Rupee Over-Valuation

Published in  Dawn, May 19th 2019 . On similar theme, see: Burning Billions andFear of Floating. Post explains why the elite classes of Pakistan have chosen to keep the Rupee over-valued, even though it has had disastrously bad effects on the domestic economy.

The popular demand to ‘control’ the slide of the rupee ignores fundamental economic realities. The equilibrium rate is one at which the market arrives at naturally, without government interference. The only way for the government to keep the value of the PKR above equilibrium is to sell dollars at a cheaper rate, which artificially adds to the supply of dollars, and lowers the equilibrium price. The policy of over-valuation of the PKR is equivalent to an across the board subsidy on all imports. Anyone who purchases $100 receives $90 of it from private sources seeking to buy PKRs, while $10 comes from the government, which borrows dollars and sells them cheaply to keep the price of dollars low. Naturally this makes imports cheaper, because the government pays part of the bill. While occasionally it might make sense to subsidize strategic imports, it can never be sensible to provide across the board subsidies for all imports. Yet, in Pakistan, this is what has been happening for several decades.

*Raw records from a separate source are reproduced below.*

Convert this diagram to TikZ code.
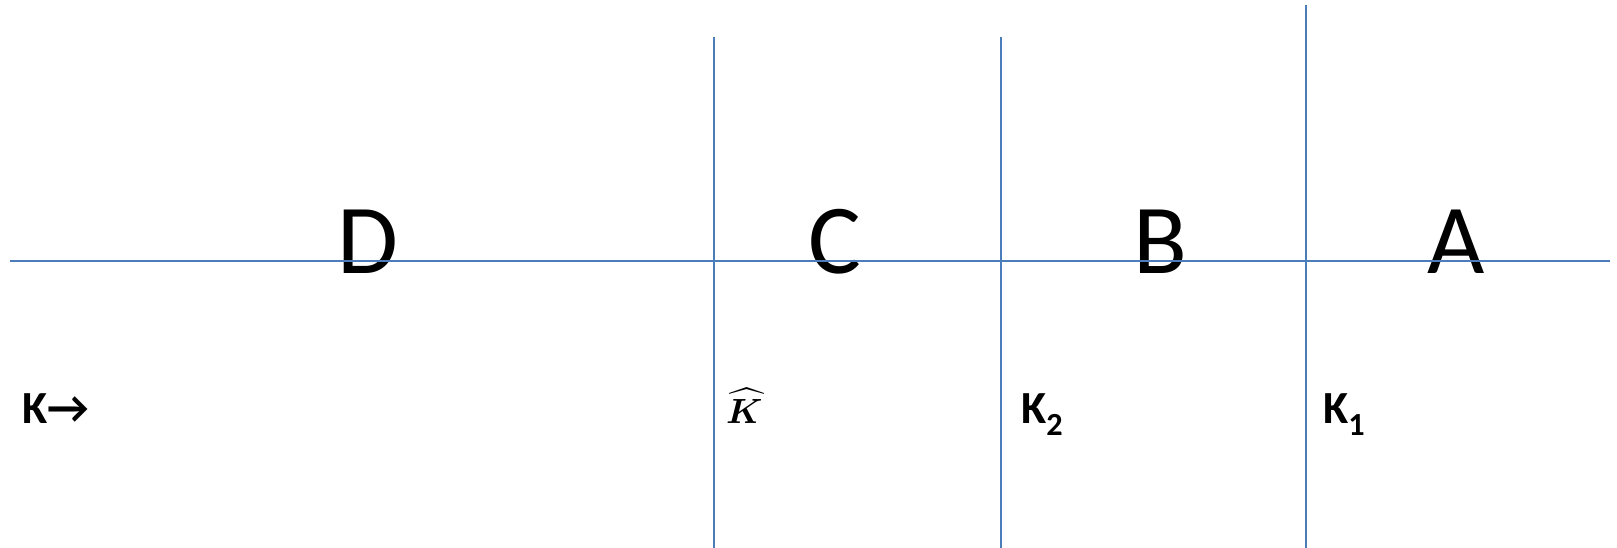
\documentclass[tikz,border=0pt]{standalone}
\usepackage{amsmath}
\usepackage{fontspec}
\setmainfont{Carlito}
\definecolor{lineblue}{HTML}{4A7EBB}
\begin{document}
\begin{tikzpicture}[x=1pt,y=-1pt,
  gridline/.style={draw=lineblue,line width=2pt},
  big/.style={anchor=base,inner sep=0pt,font=\fontsize{99}{99}\selectfont},
  klabel/.style={anchor=base west,inner sep=0pt,font=\fontsize{46}{46}\selectfont\bfseries}]
\useasboundingbox (0,0) rectangle (1617,548);
\coordinate (hL) at (10,261);
\coordinate (hR) at (1610,261);
\coordinate (v1t) at (714,37);
\coordinate (v1b) at (714,548);
\coordinate (v2t) at (1001,37);
\coordinate (v2b) at (1001,548);
\coordinate (v3t) at (1306,5);
\coordinate (v3b) at (1306,548);
\node[big] (D) at (368,273) {D};
\node[big] (C) at (835,273) {C};
\node[big] (B) at (1160,273) {B};
\node[big] (A) at (1456,273) {A};
\draw[gridline] (hL) -- (hR);
\draw[gridline] (v1t) -- (v1b);
\draw[gridline] (v2t) -- (v2b);
\draw[gridline] (v3t) -- (v3b);
\node[klabel] (k) at (22,423) {K→};
\node[anchor=base west,inner sep=0pt] (kh) at (726,423) {\scalebox{3.5}{\boldmath$\widehat{K}$}};
\node[klabel] (k2) at (1021,423) {K\textsubscript{2}};
\node[klabel] (k1) at (1323,423) {K\textsubscript{1}};
\end{tikzpicture}
\end{document}
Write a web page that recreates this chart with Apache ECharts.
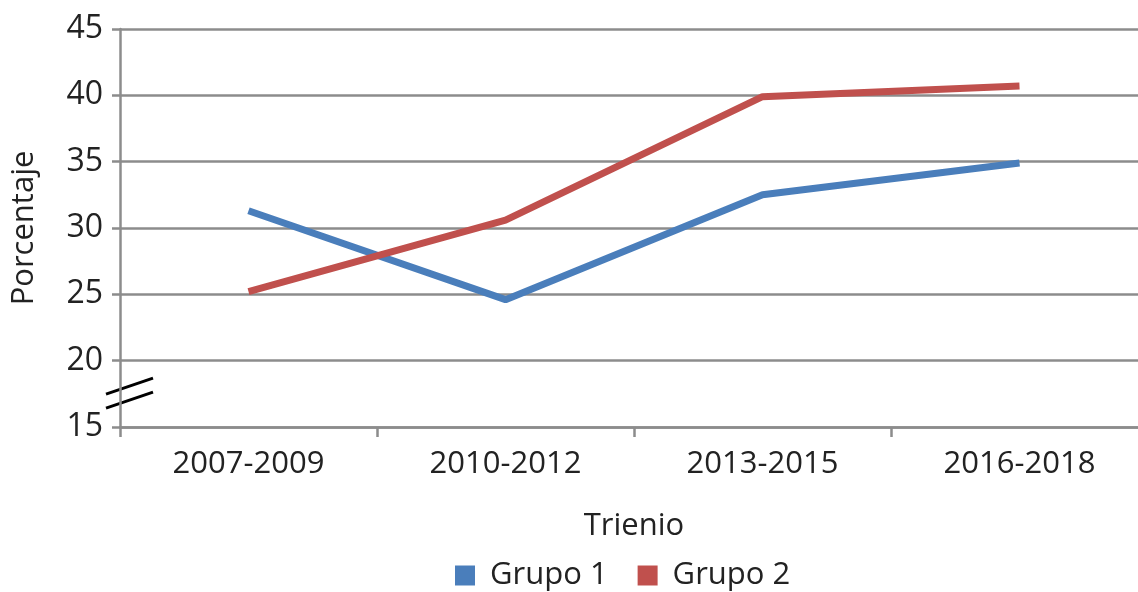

Governments have maintained significantly over-valued Rupees, effectively borrowing dollars to subsidize all imports. This is the simple explanation for our need to repeatedly borrow from the IMF, even though pundits pontificating on this matter have incorrectly blamed many other factors.  We will examine why this has happened, what the consequences have been, and how the problem can be remedied.

One of the deadly effects of over-valuation is the establishment of negative value-added industries, which make profits only due to the existence of government subsidy on imports. For example, subsidies make it cheaper for our oil czars to import oilseeds from Brazil and Malaysia, rather than growing our own sunflowers! Worse, over-valuation prevents valuable industries from coming into existence. Attempts at producing export-oriented silk, olive oil, palm oil, small electronics, and other light industrial products, have all faltered because over-valuation makes it extremely difficult to produce competitive products. India is able to produce domestic cars and mobiles because the Indian Rupee is under-valued making imports expensive. Pakistani efforts have failed because over-valuation makes imports cheap. China, Japan, and East Asian countries followed the opposite policy of under-valuation to industrialize. When dollar imports are expensive, due to over-valuation, then it becomes profitable to set up domestic industries which can successfully compete with imports. Creating domestic industries which can manufacture substitutes for imports made expensive by under-valuation is a key step on the path to industrialization. Under-valuation occurs when the government purchases $10 for every $100 imports purchased by public, bumping up the price of the dollar by adding to the demand. This allows the government to transparently collect money, avoiding corruption at customs, and creating desperately needed foreign exchange reserves for national benefit.

The question is why, when it is so harmful for local development, have we pursued a policy of mass subsidy to all imports over decades. Billions of dollars in subsidies goes to select industries which profit immensely from cheaper-than market value imports. These industries would collapse if the subsidy was withdrawn, and the value of the PKR was set by market forces (not the IMF!). More generally, the wealthy classes enjoy the subsidies on luxury imports.  But over-valuation is defended on the ground that the poor will have to pay more, even though the subsidy benefits the rich far more. The imaginative beneficiaries of the billion-dollar subsidies promote another half-truth to support this disastrous policy. They acknowledge that additional demand will be created by lower prices for Pakistani goods, but argue that our export industries are working at full capacity and will not be able to expand production to meet the additional demand. What they say is true in the short run – we may not see an immediate response in terms of increased exports.

In the long run, export oriented industries could come into existence to satisfy additional global demand created by cheaper PKR.  However, it is costly and risky to setup industries. Putting in the required large investments in production capacity requires confidence that the government will maintain its exchange rate policies. Given the power of the over-valuation lobby, it would be hard for anyone to have such confidence, in order to setup the industry. The domestic economy will never learn to produce if it is cheaper to import goods at prices subsidized by government borrowing. The long run health and prosperity of the economy requires either fair or under-valuation. The present policy of overvaluation works by borrowing dollars to subsidize imports, and cannot be sustained in the long run.